- PROVIDED DATA -
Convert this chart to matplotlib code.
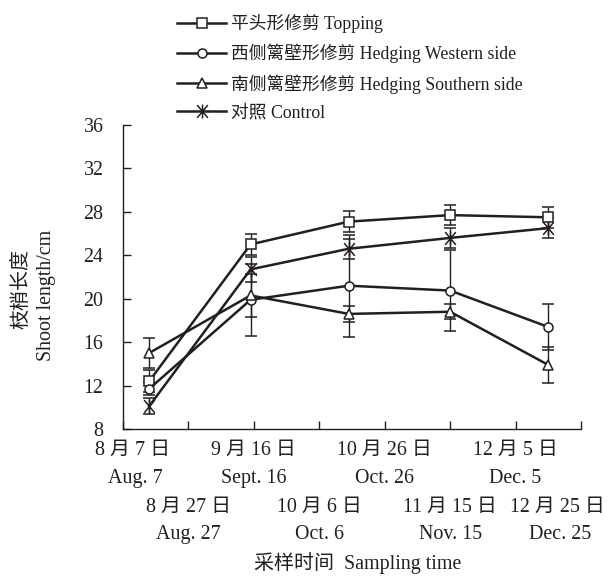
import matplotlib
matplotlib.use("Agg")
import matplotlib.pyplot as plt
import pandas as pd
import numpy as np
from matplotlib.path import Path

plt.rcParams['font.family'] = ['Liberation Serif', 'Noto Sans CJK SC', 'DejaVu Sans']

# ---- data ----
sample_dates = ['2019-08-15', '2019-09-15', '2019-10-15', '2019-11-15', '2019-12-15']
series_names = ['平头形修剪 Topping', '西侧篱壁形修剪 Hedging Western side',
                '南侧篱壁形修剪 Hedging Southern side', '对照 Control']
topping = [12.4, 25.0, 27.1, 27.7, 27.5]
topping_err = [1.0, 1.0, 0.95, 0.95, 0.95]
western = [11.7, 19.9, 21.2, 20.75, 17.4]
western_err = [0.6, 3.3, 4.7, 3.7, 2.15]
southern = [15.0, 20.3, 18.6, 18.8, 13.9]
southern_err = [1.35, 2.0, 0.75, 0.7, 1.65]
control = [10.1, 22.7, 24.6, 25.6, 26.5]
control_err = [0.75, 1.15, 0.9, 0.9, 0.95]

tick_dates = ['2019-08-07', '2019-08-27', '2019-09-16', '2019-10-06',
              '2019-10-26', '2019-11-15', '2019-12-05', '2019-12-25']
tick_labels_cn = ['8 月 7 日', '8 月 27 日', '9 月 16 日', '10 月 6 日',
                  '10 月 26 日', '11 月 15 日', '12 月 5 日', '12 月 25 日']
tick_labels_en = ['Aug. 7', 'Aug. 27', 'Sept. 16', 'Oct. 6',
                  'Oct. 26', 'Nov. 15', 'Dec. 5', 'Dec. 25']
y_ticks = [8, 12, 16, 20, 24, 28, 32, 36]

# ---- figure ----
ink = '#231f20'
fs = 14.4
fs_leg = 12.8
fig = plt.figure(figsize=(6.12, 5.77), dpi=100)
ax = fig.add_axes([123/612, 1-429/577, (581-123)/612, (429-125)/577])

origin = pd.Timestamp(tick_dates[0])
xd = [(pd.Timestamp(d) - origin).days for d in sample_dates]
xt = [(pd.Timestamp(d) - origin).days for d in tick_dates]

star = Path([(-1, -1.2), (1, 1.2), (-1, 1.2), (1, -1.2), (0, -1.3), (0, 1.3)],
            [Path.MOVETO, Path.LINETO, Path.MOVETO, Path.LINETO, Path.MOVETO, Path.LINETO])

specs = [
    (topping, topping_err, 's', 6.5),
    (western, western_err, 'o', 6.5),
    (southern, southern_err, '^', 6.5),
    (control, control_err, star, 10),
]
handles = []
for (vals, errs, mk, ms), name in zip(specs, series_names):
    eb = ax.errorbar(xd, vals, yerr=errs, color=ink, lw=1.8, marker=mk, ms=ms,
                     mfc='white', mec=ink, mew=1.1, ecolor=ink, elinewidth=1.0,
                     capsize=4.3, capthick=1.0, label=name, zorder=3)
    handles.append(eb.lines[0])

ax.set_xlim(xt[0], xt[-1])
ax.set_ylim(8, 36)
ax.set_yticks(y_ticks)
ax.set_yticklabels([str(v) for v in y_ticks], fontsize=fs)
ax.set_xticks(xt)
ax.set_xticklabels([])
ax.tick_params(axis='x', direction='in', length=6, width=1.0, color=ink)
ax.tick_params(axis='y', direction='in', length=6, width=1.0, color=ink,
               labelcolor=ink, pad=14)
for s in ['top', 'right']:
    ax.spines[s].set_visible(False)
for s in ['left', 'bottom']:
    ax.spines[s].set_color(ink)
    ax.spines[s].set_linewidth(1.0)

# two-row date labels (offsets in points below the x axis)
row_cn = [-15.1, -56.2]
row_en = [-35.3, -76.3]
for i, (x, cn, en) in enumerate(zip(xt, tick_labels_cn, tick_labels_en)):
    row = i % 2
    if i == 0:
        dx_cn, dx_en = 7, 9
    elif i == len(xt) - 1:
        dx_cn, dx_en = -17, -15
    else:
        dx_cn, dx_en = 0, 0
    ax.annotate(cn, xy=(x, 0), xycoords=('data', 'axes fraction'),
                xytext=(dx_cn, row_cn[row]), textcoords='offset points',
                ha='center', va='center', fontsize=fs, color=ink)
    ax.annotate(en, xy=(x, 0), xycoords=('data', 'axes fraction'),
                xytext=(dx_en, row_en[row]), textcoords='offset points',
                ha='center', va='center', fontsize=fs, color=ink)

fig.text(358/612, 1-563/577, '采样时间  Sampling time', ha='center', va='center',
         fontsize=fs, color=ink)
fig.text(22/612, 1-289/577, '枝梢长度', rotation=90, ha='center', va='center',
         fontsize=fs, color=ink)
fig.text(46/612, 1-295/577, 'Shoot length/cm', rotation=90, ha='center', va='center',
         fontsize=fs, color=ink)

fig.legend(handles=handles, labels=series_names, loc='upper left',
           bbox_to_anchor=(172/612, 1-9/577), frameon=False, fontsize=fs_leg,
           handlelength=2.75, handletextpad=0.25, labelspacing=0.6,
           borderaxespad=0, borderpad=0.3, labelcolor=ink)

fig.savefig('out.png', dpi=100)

- SET TASK -
The lines from the top of the data above through the one holding "control_err = [0.75, 1.15, 0.9, 0.9, 0.95]" are to be repeated exactly, and only those, with no pictures.

- WRITTEN RESPONSE -
Convert this chart to matplotlib code.
import matplotlib
matplotlib.use("Agg")
import matplotlib.pyplot as plt
import pandas as pd
import numpy as np
from matplotlib.path import Path

plt.rcParams['font.family'] = ['Liberation Serif', 'Noto Sans CJK SC', 'DejaVu Sans']

# ---- data ----
sample_dates = ['2019-08-15', '2019-09-15', '2019-10-15', '2019-11-15', '2019-12-15']
series_names = ['平头形修剪 Topping', '西侧篱壁形修剪 Hedging Western side',
                '南侧篱壁形修剪 Hedging Southern side', '对照 Control']
topping = [12.4, 25.0, 27.1, 27.7, 27.5]
topping_err = [1.0, 1.0, 0.95, 0.95, 0.95]
western = [11.7, 19.9, 21.2, 20.75, 17.4]
western_err = [0.6, 3.3, 4.7, 3.7, 2.15]
southern = [15.0, 20.3, 18.6, 18.8, 13.9]
southern_err = [1.35, 2.0, 0.75, 0.7, 1.65]
control = [10.1, 22.7, 24.6, 25.6, 26.5]
control_err = [0.75, 1.15, 0.9, 0.9, 0.95]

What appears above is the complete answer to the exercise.